Multiplying the entire equation y' - 3y = 6 by e^(-3x), we get:

e^(-3x)y' - 3e^(-3x)y = 6e^(-3x)

This might look more complicated, but trust me, it's a step in the right direction. The left-hand side of this equation is now the derivative of a product, which is the whole point of using the integrating factor method. Can you see what product it is the derivative of? Think about the product rule for differentiation!

Recognizing the Product Rule

The left-hand side of the equation, e^(-3x)y' - 3e^(-3x)y, is actually the derivative of the product y(x)e^(-3x). This is a crucial observation because it allows us to rewrite the equation in a much simpler form. Let's verify this using the product rule. The product rule states that the derivative of u(x)v(x) is u'(x)v(x) + u(x)v'(x). In our case, let u(x) = y(x) and v(x) = e^(-3x).

Then, u'(x) = y'(x) and v'(x) = -3e^(-3x). Applying the product rule, we get:

d/dx [y(x)e^(-3x)] = y'(x)e^(-3x) + y(x)(-3e^(-3x)) = e^(-3x)y' - 3e^(-3x)y

This is exactly the left-hand side of our equation! So, we can rewrite the equation as:

d/dx [y(x)e^(-3x)] = 6e^(-3x)

This is a massive simplification. We've transformed a differential equation into a statement about the derivative of a product. Now, we can simply integrate both sides with respect to x to get rid of the derivative.

Solving the Equation

Integrating Both Sides

Now that we have the equation in the form d/dx [y(x)e^(-3x)] = 6e^(-3x), we can integrate both sides with respect to x. The integral of a derivative is just the original function, so the left-hand side becomes y(x)e^(-3x). On the right-hand side, we need to integrate 6e^(-3x). This is a straightforward integration using a simple u-substitution (or recognizing the pattern directly).

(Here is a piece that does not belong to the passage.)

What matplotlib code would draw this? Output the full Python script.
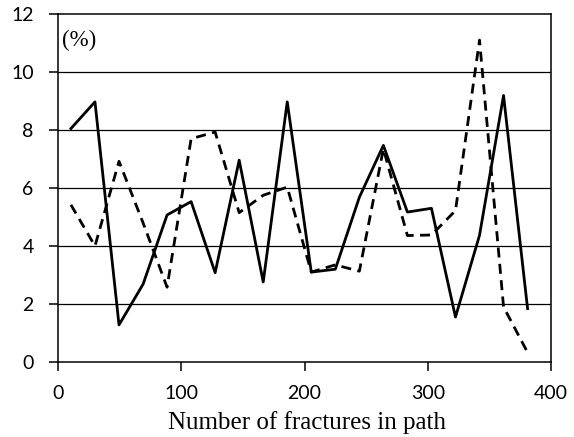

The integral of 6e^(-3x) is –2e^(-3x) + C, where C is the constant of integration. Remember, when we integrate, we always need to add a constant of integration because the derivative of a constant is zero. So, our equation now looks like this:

y(x)e^(-3x) = -2e^(-3x) + C

We're almost there! We just need to isolate y(x) to get the general solution.

Isolating y(x)

To isolate y(x), we simply multiply both sides of the equation by e^(3x). This will cancel out the e^(-3x) term on the left-hand side. Doing so, we get:

y(x) = -2 + Ce^(3x)

And there you have it! This is the general solution to the first-order ODE y' - 3y = 6. This solution represents a family of functions, each differing by the value of the constant C. The constant C is determined by initial conditions, if any are given. If we were given an initial condition, such as y(0) = 1, we could plug in x = 0 and y = 1 into the general solution and solve for C. This would give us a particular solution, which is a single function that satisfies both the ODE and the initial condition.

The General Solution

Therefore, the general solution to the ordinary differential equation y' - 3y = 6 is:

y(x) = -2 + Ce^(3x)

Where C is an arbitrary constant. This solution encompasses all possible solutions to the differential equation. Each value of C corresponds to a unique solution curve. When solving differential equations, it’s crucial to express the solution in its most general form, including the arbitrary constant, unless specific initial conditions are provided to determine a particular solution. The general solution provides a complete picture of the behavior of the system described by the differential equation.

Conclusion

So guys, we successfully navigated the world of first-order ODEs and found the general solution to the equation y' - 3y = 6 using the integrating factor method. We started by understanding the problem, rewriting the equation in standard form, calculating the integrating factor, and then integrating both sides to arrive at the solution. This journey highlights the power and elegance of the integrating factor method in solving linear first-order ODEs. Remember, the key is to recognize the standard form, calculate the integrating factor correctly, and then carefully perform the integration steps. With practice, you'll become a pro at solving these types of equations. Keep exploring, keep learning, and keep solving!